2.2 Challenge 2: Addressing data missing not at random
Another key issue with human studies is that they likely underestimate
the extent of poor health in aging populations given limited approaches
to handle missing data (Jackson et al., 2019; Jackson and Engelman,
2022). Selective dropout at very old ages, especially among unhealthy
and socially disadvantaged persons, is common (Badawi et al., 1999;
Coste et al., 2013; Duim and Lima Passos, 2020; Mirowsky and Reynolds,
2000; Purdie et al., 2002; Van Beijsterveldt et al., 2002; Young et al.,
2006) and can result in the selection of robust individuals in late
life.
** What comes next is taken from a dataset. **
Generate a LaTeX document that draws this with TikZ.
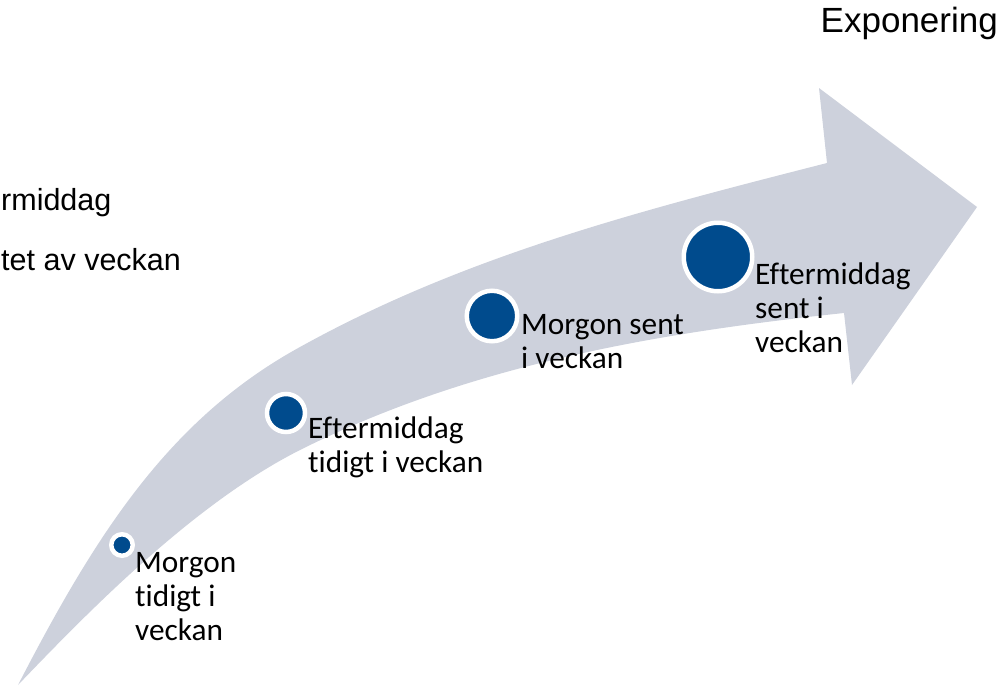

Moreover, many approaches to research on health across the life
course do not account for competing risks of mortality, health change,
and attrition across groups. This conceals persistent socially driven
health inequities in late life because the privileged sector often
suffers a higher accumulation of health penalties due to longer lives
(Jackson and Engelman, 2022).
As the limitations of missing data have been increasingly recognized,
methods addressing missing data at random have become more widely used
(e.g., multiple imputation maximum likelihood; Graham, 2009). However,
these methods cannot remove the bias associated with data missing not at
random (Goldberg et al., 2021). In contrast, multi-state models provide
flexibility in the number of meaningful life states describing
individual trajectories, allowing us to incorporate temporary
missingness as a discrete state in the model (Engelman and Jackson,
2019). Here, temporary missingness becomes a life state that individuals
can transition into if they leave the study, or out of if they return to
the study. Multi-state models are thus powerful tools that make it
possible to empirically quantify the likelihood that a particular person
belonging to a health state will leave and return to the sample. Because
mortality (i.e., absorbing state) and other types of attrition can also
be easily distinguished and incorporated, multi-state models explicitly
account for the contribution of different types of missing data to the
cohort’s health experiences (Engelman and Jackson, 2019).